Plant a Community Garden
Start a community garden featuring native plants, bush foods, or pollinator-friendly species, depending on what is appropriate for the local environment. While Mabo Day is tied to a specific Australian legal decision, the underlying idea is universal: land is not just real estate, it is a living system that people care for and learn from. If Indigenous elders or knowledge-holders are involved, follow their guidance on what plants and teaching approaches are appropriate to share. Gardening can be an easy entry point into conversations about traditional ecological knowledge, seasonal awareness, and the difference between simply using resources and caring for them. A garden project can include signage that explains plant uses and ecological roles in plain language. It can also include a “care calendar” so the garden remains a long-term community asset rather than a one-day activity.

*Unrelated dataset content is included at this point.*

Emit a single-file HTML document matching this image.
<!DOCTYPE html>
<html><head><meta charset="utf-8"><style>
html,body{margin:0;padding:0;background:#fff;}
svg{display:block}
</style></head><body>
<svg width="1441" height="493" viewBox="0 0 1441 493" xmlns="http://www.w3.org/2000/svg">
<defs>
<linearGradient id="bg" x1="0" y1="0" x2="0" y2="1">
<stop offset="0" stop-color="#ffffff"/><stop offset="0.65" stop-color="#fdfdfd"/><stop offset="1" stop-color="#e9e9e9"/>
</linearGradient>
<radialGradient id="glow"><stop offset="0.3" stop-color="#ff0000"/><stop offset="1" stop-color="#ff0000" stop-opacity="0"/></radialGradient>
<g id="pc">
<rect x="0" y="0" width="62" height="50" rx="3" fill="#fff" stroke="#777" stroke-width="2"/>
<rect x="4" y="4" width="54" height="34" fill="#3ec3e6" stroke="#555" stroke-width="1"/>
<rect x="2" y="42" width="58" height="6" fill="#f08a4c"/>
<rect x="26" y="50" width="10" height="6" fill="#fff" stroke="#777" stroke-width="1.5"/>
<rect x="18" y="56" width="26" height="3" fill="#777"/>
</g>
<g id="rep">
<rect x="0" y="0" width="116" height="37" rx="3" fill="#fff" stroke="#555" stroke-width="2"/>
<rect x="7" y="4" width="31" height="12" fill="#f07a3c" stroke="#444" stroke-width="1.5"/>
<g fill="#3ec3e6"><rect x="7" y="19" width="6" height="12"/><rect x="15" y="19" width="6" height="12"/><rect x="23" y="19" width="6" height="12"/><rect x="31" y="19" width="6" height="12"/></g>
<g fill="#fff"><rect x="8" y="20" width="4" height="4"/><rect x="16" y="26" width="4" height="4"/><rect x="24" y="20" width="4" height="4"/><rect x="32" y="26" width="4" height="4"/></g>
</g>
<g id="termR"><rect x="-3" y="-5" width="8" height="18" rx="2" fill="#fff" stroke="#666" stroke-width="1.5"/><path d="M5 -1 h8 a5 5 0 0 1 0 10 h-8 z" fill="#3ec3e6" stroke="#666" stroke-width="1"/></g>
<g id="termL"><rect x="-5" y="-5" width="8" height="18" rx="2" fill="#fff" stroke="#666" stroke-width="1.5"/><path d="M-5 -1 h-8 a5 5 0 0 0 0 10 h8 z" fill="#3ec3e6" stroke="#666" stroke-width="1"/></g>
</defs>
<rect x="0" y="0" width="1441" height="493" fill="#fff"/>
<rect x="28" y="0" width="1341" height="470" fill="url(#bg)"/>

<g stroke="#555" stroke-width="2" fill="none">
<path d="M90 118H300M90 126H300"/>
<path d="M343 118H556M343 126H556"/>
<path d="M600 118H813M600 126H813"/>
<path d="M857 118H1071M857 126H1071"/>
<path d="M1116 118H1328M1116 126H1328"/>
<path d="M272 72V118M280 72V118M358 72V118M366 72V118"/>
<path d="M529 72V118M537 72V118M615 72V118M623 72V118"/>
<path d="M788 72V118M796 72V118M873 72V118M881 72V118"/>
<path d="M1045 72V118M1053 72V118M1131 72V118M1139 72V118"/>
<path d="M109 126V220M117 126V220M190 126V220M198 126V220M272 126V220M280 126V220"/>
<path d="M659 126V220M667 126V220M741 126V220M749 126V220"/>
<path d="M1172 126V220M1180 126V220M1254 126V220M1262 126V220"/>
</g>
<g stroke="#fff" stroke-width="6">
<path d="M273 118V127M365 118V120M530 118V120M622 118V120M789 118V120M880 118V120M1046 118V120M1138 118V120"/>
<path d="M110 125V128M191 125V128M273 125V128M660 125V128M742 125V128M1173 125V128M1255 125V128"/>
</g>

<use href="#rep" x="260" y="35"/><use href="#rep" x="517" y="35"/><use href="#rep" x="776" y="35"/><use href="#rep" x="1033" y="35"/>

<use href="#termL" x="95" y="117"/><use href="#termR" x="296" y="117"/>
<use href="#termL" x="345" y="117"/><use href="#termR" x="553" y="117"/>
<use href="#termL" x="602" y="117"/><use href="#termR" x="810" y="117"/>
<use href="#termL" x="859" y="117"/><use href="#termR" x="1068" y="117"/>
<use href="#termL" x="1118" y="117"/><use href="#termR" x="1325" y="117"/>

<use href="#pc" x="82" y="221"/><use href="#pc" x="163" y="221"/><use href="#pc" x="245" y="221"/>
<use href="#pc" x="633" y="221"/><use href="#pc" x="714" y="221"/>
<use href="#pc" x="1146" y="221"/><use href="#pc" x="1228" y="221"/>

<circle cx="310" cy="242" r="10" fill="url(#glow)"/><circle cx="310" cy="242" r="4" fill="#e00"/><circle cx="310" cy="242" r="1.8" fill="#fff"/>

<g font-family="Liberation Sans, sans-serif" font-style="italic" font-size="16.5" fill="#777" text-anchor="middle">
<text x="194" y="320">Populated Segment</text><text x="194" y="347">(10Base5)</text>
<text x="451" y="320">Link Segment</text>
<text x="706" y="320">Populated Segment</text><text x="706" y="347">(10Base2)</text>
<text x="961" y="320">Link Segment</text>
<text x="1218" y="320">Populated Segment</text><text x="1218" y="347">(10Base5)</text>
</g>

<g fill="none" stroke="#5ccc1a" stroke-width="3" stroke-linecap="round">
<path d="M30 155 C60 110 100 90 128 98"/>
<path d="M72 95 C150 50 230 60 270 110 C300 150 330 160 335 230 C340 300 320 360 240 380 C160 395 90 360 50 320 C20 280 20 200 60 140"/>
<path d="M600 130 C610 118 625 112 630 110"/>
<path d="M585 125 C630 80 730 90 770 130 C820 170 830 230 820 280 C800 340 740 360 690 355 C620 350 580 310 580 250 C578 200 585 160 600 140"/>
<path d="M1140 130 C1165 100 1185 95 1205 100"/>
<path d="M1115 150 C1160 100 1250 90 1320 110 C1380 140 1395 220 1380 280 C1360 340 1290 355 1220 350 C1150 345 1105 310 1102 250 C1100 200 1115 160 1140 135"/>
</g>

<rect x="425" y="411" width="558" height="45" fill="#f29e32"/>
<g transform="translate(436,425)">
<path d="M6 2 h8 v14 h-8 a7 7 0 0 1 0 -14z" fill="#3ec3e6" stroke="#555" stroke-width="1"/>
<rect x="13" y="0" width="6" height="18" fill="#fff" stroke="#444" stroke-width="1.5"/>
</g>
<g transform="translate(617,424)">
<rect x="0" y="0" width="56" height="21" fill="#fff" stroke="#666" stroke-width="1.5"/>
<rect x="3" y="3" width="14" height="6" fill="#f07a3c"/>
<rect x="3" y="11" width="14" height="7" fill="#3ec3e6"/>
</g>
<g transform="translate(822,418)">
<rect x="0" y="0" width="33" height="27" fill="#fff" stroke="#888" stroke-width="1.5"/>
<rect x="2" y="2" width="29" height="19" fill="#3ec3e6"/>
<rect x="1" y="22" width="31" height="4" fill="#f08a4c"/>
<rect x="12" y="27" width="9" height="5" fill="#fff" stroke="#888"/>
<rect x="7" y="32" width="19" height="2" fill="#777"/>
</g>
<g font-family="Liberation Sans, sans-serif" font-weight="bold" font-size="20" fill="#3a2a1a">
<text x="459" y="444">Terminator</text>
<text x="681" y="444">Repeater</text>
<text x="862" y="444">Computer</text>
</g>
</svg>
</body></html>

People can use the garden as a quiet place for reflection, reinforcing the idea that recognition and respect are ongoing practices.
Organize a Charity Walk
Plan a charity walk or community run to raise funds for Indigenous-led causes, legal services, cultural programs, language initiatives, or education support. A walk works well because it is simple and inclusive, and it can be structured to teach as it goes. Choose a route with a few planned stops. At each stop, share one short piece of information: what “terra nullius” meant in practice, what “native title” recognizes, why Eddie Mabo’s case took years, and how legal change can ripple into everyday life. Keep the tone energetic and positive, but avoid turning complex history into slogans. To make it more community-centered, invite participants to write down one commitment, such as reading a book by an Indigenous author, attending a cultural event, or learning how land acknowledgments can be done meaningfully. The purpose is not guilt. It is constructive engagement and support.